For consumers, the incentive to substitute toward less expensive products and services is straightforward—most consumers will choose to save money when faced with relative price changes. For producers, however, the direction of substitution is less clear because these market participants seek to maximize profits. Although many empirical studies have analyzed substitution by using consumer price data, fewer studies have examined substitution by using producer price data. However, research^{ }using PPI data for goods for the 2002–16 period has provided evidence of substitution toward relatively less expensive goods.^{5} This finding indicates that while producers may have an incentive to substitute toward higher priced goods and services, this incentive is likely outweighed by other factors (e.g., changes in demand).

Despite evidence that substitution in the PPI is toward less expensive goods, substitution is not the only, or even the primary, reason for using a geomean formula to calculate elementary-level PPIs. Specifically, the geomean formula satisfies certain mathematical properties that the modified Laspeyres formula does not.

First, the modified Laspeyres formula fails the time-reversal test, which posits that an index measurement should be independent of the period regarded as the base (reference) period. For example, if an index shows that a price level doubled from period 1 to period 2 (with period 1 being regarded as the base period and period 2 as the comparison period), it should also show that the price level fell by half from period 2 to period 1 (with period 2 now being regarded as the base period and period 1 as the comparison period). This condition is not satisfied by the modified Laspeyres formula, which always yields a higher measurement in the case without period reversal than in the case with period reversal—a difference that can be interpreted as an upward bias. The geomean formula passes the time-reversal test.

The modified Laspeyres formula also fails the transitivity (or circularity) test, which posits that, when chained together, indexes over adjacent intervals should equal their direct counterpart. For example, for periods 1, 2, and 3, the product of an index calculated from period 1 to period 2 and an index calculated from period 2 to period 3 should equal the value of an index calculated directly from period 1 to period 3. The failure of this test does not necessarily imply bias, but it is a user limitation. Unlike the modified Laspeyres formula, the geomean formula passes this test.
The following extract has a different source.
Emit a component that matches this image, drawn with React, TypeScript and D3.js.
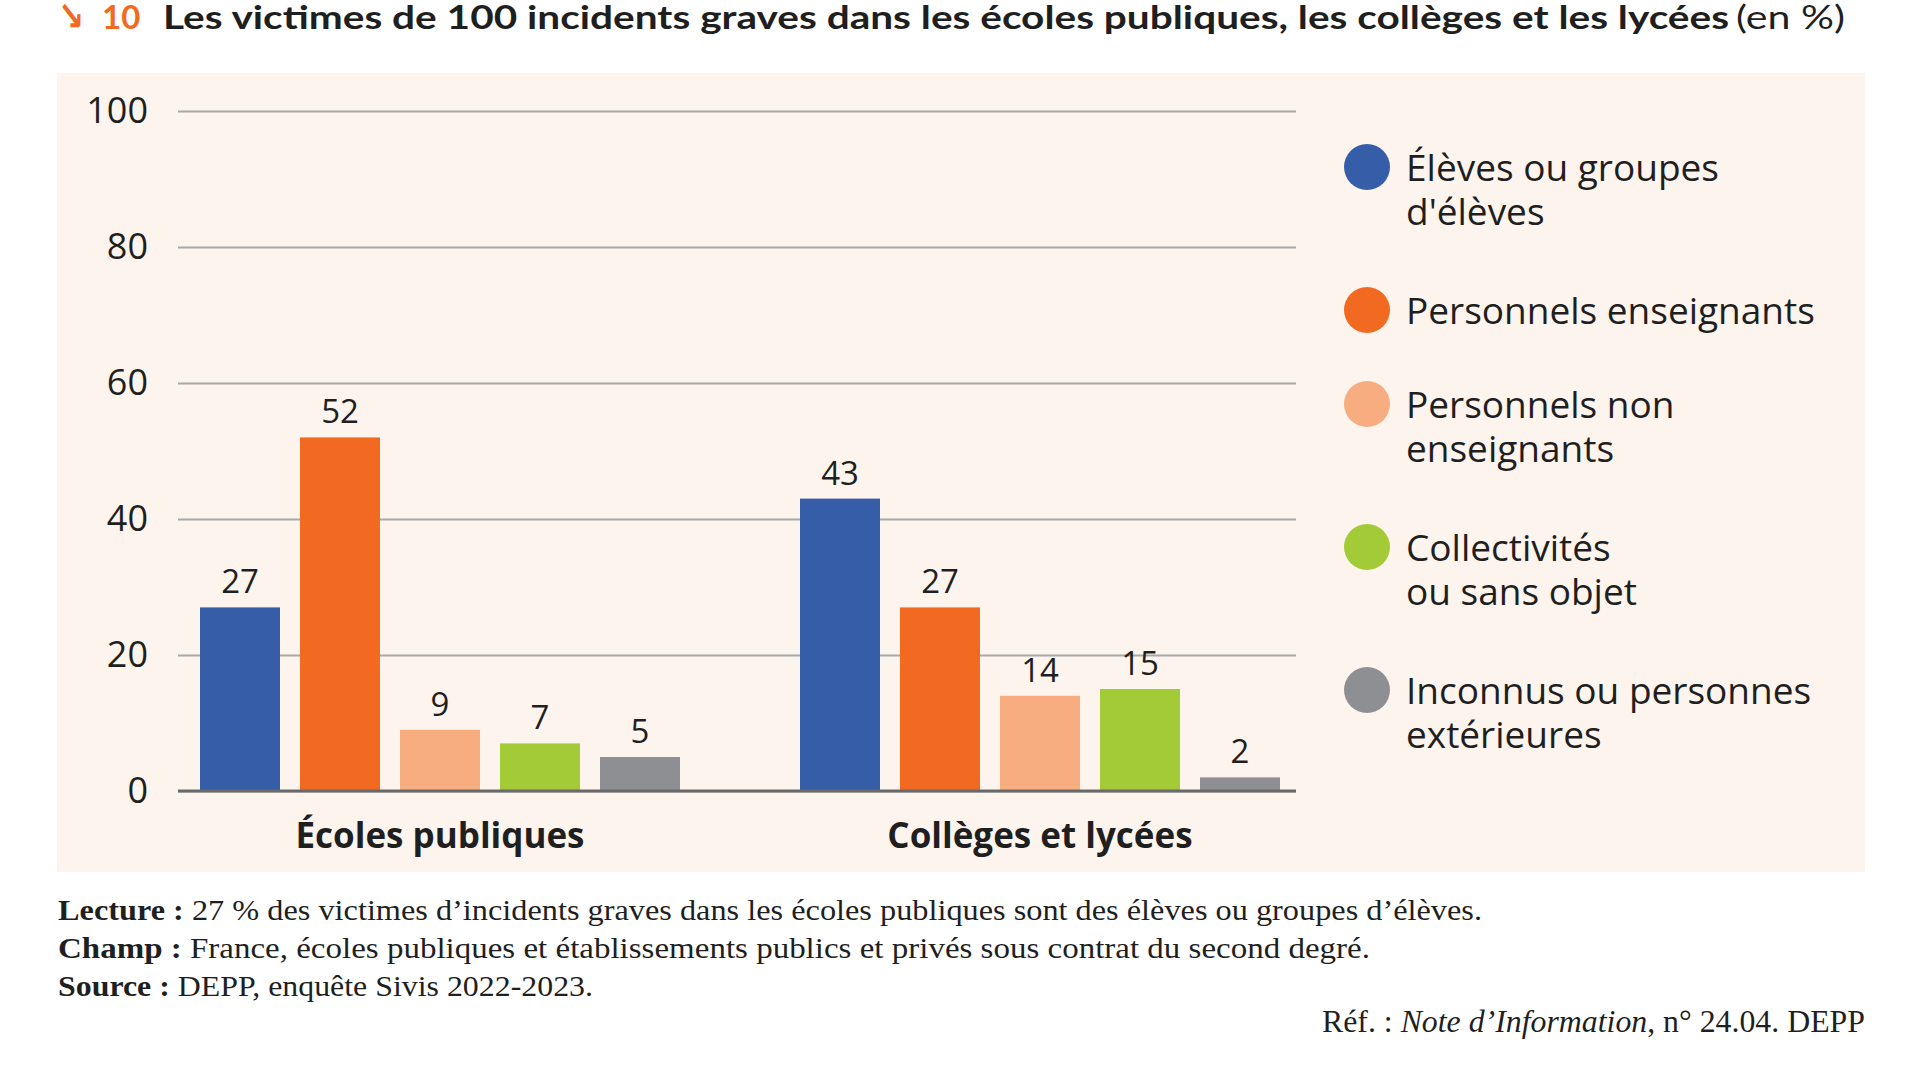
import React from 'react';
import { useRef, useEffect } from 'react';
import * as d3 from 'd3';

// Data (en %)
const groups = ["Écoles publiques", "Collèges et lycées"];
const seriesNames = [
  "Élèves ou groupes d'élèves",
  "Personnels enseignants",
  "Personnels non enseignants",
  "Collectivités ou sans objet",
  "Inconnus ou personnes extérieures",
];
// legend labels, wrapped as in the picture
const legendLines = [
  ["Élèves ou groupes", "d'élèves"],
  ["Personnels enseignants"],
  ["Personnels non", "enseignants"],
  ["Collectivités", "ou sans objet"],
  ["Inconnus ou personnes", "extérieures"],
];
const ecolesValues = [27, 52, 9, 7, 5];
const collegesValues = [43, 27, 14, 15, 2];
const yTicks = [0, 20, 40, 60, 80, 100];

const chartStyle = {
  panelFill: "#fdf4ee",
  textColor: "#1f1f1f",
  gridColor: "#a8a8a8",
  zeroColor: "#6a6a6a",
  accent: "#f26a21",
  sansFont: "'Open Sans', Lato, sans-serif",
  titleFont: "Lato, 'Open Sans', sans-serif",
  serifFont: "'Liberation Serif', 'DejaVu Serif', serif",
  colors: ["#365da8", "#f26a21", "#f8ad80", "#a3cb38", "#8e8f92"],
};

const width = 1924;
const height = 1082;

const App: React.FC = () => {
  const svgRef = useRef<SVGSVGElement>(null);

  useEffect(() => {
    if (!svgRef.current) return;

    const svg = d3.select(svgRef.current);
    svg.selectAll("*").remove();

    const plot = { left: 178, right: 1296, top: 111, bottom: 791 };

    // background panel
    svg.append("rect")
      .attr("x", 57).attr("y", 73)
      .attr("width", 1808).attr("height", 799)
      .attr("fill", chartStyle.panelFill);

    // title
    const title = svg.append("g").attr("font-family", chartStyle.titleFont);
    title.append("text")
      .attr("x", 58).attr("y", 30)
      .attr("font-family", "'DejaVu Sans', sans-serif")
      .attr("font-size", 40)
      .attr("font-weight", "bold")
      .attr("fill", chartStyle.accent)
      .attr("textLength", 26).attr("lengthAdjust", "spacingAndGlyphs")
      .text("↘");
    title.append("text")
      .attr("x", 102).attr("y", 29)
      .attr("font-size", 33).attr("font-weight", "bold")
      .attr("fill", chartStyle.accent)
      .text("10");
    title.append("text")
      .attr("x", 163).attr("y", 29)
      .attr("font-size", 33).attr("font-weight", "bold")
      .attr("fill", chartStyle.textColor)
      .attr("textLength", 1566).attr("lengthAdjust", "spacingAndGlyphs")
      .text("Les victimes de 100 incidents graves dans les écoles publiques, les collèges et les lycées");
    title.append("text")
      .attr("x", 1736).attr("y", 29)
      .attr("font-size", 33)
      .attr("fill", chartStyle.textColor)
      .attr("textLength", 109).attr("lengthAdjust", "spacingAndGlyphs")
      .text("(en %)");

    const yScale = d3.scaleLinear()
      .domain([0, 100])
      .range([plot.bottom, plot.top]);

    const xGroup = d3.scaleBand<string>()
      .domain(groups)
      .range([140, 1340]);

    const xSeries = d3.scaleBand<string>()
      .domain(seriesNames)
      .range([60, 540])
      .paddingInner(0.2);

    const color = d3.scaleOrdinal<string, string>()
      .domain(seriesNames)
      .range(chartStyle.colors);

    // y axis + gridlines
    const yAxis = d3.axisLeft<number>(yScale)
      .tickValues(yTicks)
      .tickFormat(d => `${d}`)
      .tickSize(-(plot.right - plot.left))
      .tickPadding(30);

    const yG = svg.append("g")
      .attr("class", "y-axis")
      .attr("transform", `translate(${plot.left},0)`)
      .call(yAxis)
      .call(g => g.select(".domain").remove());

    yG.selectAll(".tick line")
      .attr("stroke", chartStyle.gridColor)
      .attr("stroke-width", 2);

    yG.selectAll(".tick text")
      .attr("font-family", chartStyle.sansFont)
      .attr("font-size", 36)
      .attr("fill", chartStyle.textColor);

    // bars
    const rows = [ecolesValues, collegesValues];
    const barData = groups.flatMap((g, gi) =>
      seriesNames.map((s, si) => ({ group: g, series: s, value: rows[gi][si] }))
    );

    const bars = svg.append("g").attr("class", "bars");
    bars.selectAll("rect")
      .data(barData)
      .join("rect")
      .attr("x", d => xGroup(d.group)! + xSeries(d.series)!)
      .attr("y", d => yScale(d.value))
      .attr("width", xSeries.bandwidth())
      .attr("height", d => yScale(0) - yScale(d.value))
      .attr("fill", d => color(d.series));

    bars.selectAll("text")
      .data(barData)
      .join("text")
      .attr("x", d => xGroup(d.group)! + xSeries(d.series)! + xSeries.bandwidth() / 2)
      .attr("y", d => yScale(d.value) - 14)
      .attr("text-anchor", "middle")
      .attr("font-family", chartStyle.sansFont)
      .attr("font-size", 33)
      .attr("fill", chartStyle.textColor)
      .text(d => d.value);

    // zero baseline on top of bars
    svg.append("line")
      .attr("x1", plot.left).attr("x2", plot.right)
      .attr("y1", yScale(0)).attr("y2", yScale(0))
      .attr("stroke", chartStyle.zeroColor)
      .attr("stroke-width", 3);

    // category labels
    svg.append("g")
      .selectAll("text")
      .data(groups)
      .join("text")
      .attr("x", d => xGroup(d)! + xGroup.bandwidth() / 2)
      .attr("y", 848)
      .attr("text-anchor", "middle")
      .attr("font-family", chartStyle.sansFont)
      .attr("font-size", 35)
      .attr("font-weight", 700)
      .attr("fill", chartStyle.textColor)
      .text(d => d);

    // legend
    const legend = svg.append("g")
      .attr("font-family", chartStyle.sansFont)
      .attr("font-size", 37)
      .attr("fill", chartStyle.textColor);
    let ly = 167;
    seriesNames.forEach((s, i) => {
      const item = legend.append("g").attr("transform", `translate(1367,${ly})`);
      item.append("circle").attr("r", 23).attr("fill", color(s));
      const t = item.append("text").attr("x", 39).attr("y", 14);
      legendLines[i].forEach((line, li) => {
        t.append("tspan").attr("x", 39).attr("dy", li === 0 ? 0 : 44).text(line);
      });
      ly += 45 + 49 * legendLines[i].length;
    });

    // notes
    const notes = svg.append("g")
      .attr("font-family", chartStyle.serifFont)
      .attr("font-size", 29)
      .attr("fill", chartStyle.textColor);

    const noteLines = [
      { label: "Lecture :", body: " 27 % des victimes d’incidents graves dans les écoles publiques sont des élèves ou groupes d’élèves.", y: 920, len: 1424 },
      { label: "Champ :", body: " France, écoles publiques et établissements publics et privés sous contrat du second degré.", y: 958, len: 1312 },
      { label: "Source :", body: " DEPP, enquête Sivis 2022-2023.", y: 996, len: 535 },
    ];
    noteLines.forEach(n => {
      const t = notes.append("text")
        .attr("x", 58).attr("y", n.y)
        .attr("textLength", n.len).attr("lengthAdjust", "spacingAndGlyphs");
      t.append("tspan").attr("font-weight", "bold").text(n.label);
      t.append("tspan").text(n.body);
    });

    const ref = notes.append("text")
      .attr("x", 1322).attr("y", 1032)
      .attr("font-size", 31)
      .attr("textLength", 543).attr("lengthAdjust", "spacingAndGlyphs");
    ref.append("tspan").text("Réf. : ");
    ref.append("tspan").attr("font-style", "italic").text("Note d’Information");
    ref.append("tspan").text(", n° 24.04. DEPP");
  }, []);

  return (
    <div style={{ position: "fixed", left: 0, top: 0 }}>
      <svg ref={svgRef} width={width} height={height} style={{ display: "block", background: "#fff" }} />
    </div>
  );
};

export default App;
Another shortcoming of the modified Laspeyres formula is its susceptibility to “formula bias.” To the extent that prices fluctuate around a common mean (or are “mean reverting”), the modified Laspeyres formula used to calculate elementary-level PPIs would exhibit an upward bias, yielding index values higher than the true values.^{6} This bias occurs because items with temporarily low or sale prices in the base period will be overweighted in an index, but these prices will likely rise faster than the prices of other index items as they mean revert in the subsequent period. This price dynamic will result in a higher measure of inflation, a bias that can be alleviated with the use of a geomean formula.

Because of its superior mathematical properties, the geomean formula is used for all elementary-level indexes in the PPI geomean research series, not just for indexes for which substitution is most likely.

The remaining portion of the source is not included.